“Memory is the new disk,” Jim Gray liked to say.
The database pioneer died in 2007 after he was lost at sea, but like so much of the man, his words about memory and disk live on. Fred Holahan, the vice of president of marketing at VoltDB, uses those words in plugging his company — an outfit offering a database that stores all data in memory rather than on disk — and, yes, they describe a larger movement across the database business and beyond.
In addition to VoltDB — the latest venture from another well-known database pioneer, Mike Stonebraker — in-memory databases are now available from the giants of the software game, including Oracle, IBM, and SAP. And there are many others making headway in the world of open source, including Redis and MemcacheDB. Just a few years ago, the processors used in the average server couldn’t handle enough memory to accommodate an entire database. But now they can, and this has sparked the beginnings of a revolution in the database business. If you store your data in memory rather than on hard disk, you can access it several times faster.
The revolution continues next month: A San Francisco startup known as Birst will take the wraps off a new in-memory database designed to speed what’s commonly called “business intelligence” or BI software — software that seeks to gain insight from the vast amounts of digital information collected by the modern business. And with this database, the company hopes to serve the average business — not just the massive corporation or a cutting edge-web shop.
Founded by an ex-Oracle man, Birst has long offered business intelligence software over the internet — i.e., you can use it without installing it on your own servers — and this software was originally designed to work in tandem with traditional on-disk databases from the likes of Oracle and SAP. Now, Birst hopes to streamline things even further by pairing its service with an in-memory database. “Things that took minutes are going to take seconds,” boasts Brad Peters, Birst’s CEO, who spent several years leading the data analytics group at Siebel, the software outfit that was acquired by Oracle in 2005.
Peters and company have yet to benchmark test their database, and it’s not yet available to the outside world. But unlike in years past, building this sort of database is now a practical proposition, and there’s certainly a need for it. MongooseMetrics — a phone-call-tracking company based in Ohio — uses Birst’s existing data analytics service, and according to Tom Cooper, the company’s information technology manager, it’s pushing to be one of the first outfits with access to the new in-memory database.
Mongoose lets businesses track phone calls generated by online ads. Using Birst’s data analytics service and a traditional on-disk database, it generate call-tracking reports for its customers about every eight hours, processing as many as 500 million records. But the amount of data facing each customer is growing, and in an age when “real-time” is so often the ideal, Mongoose is intent on significantly reducing the time between each report. “Today, we’re moving farther and farther away from real-time,” Cooper says. “We’re hoping the in-memory database can get us down to an hour or at least a couple of hours.”

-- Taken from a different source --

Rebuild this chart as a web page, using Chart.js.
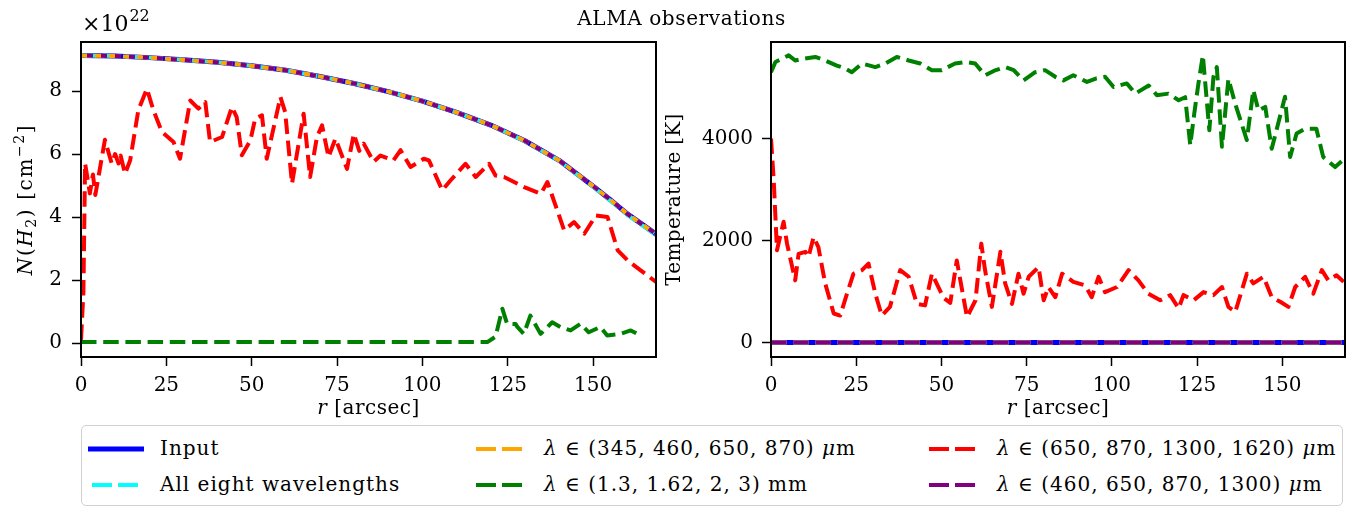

With its online service, Birst will provide remote access to individual machines running its in-memory database, and yes, datasets will be restricted by the amount of memory available on each machine: about half a terabyte, or 500 gigabytes. But this is more than enough for Mongoose’s purposes, and Birst is also able to compress data before it’s moved into memory. The drawback is that if the machine goes down, you lose whatever is in memory, but Birst is designed to work in tandem with systems where the data is permanently stored on disk. In essence, it regularly exports data to disk, but if the system goes down between exports, you will indeed lose any data you’ve generated in the meantime.
Birst is akin to in-memory databases offered by Oracle and SAP, but the idea is to make it much easier to use — and cheaper. Peters bills his company as a kind of anti-Oracle. Unlike Oracle, Birst will offer its database as an online service. But it will also include it with a “virtual appliance” you can install on your own servers, and according to Peters, this will be a significantly less expensive option that the beefy analytics appliances offered by the likes of his former employer.
The new database is different from Mike Stonebraker’s VoltDB in that it’s designed for deeper analysis. VoltDB is meant to monitor data even closer to real-time, but it can’t slice and dice it to quite the same extent as Birst. And unlike open source “NoSQL” databases such as Redis, Birst’s database retains the structure of a traditional “relational” database, where data is stored in neat rows and columns. This means that Birst can provide the sort of analysis you can’t get from the NoSQL camp, but it’s not designed to handle as much data.
As Stonebraker has told us, the database business is evolving in many directions. Databases are now being designed for very specific tasks, and in many cases businesses are using several different databases to serve different needs. Birst’s database is a just the latest example that demonstrates this trend.
But it also highlights that trend Jim Gray spoke of so many years ago. If memory isn’t the new disk, it will be.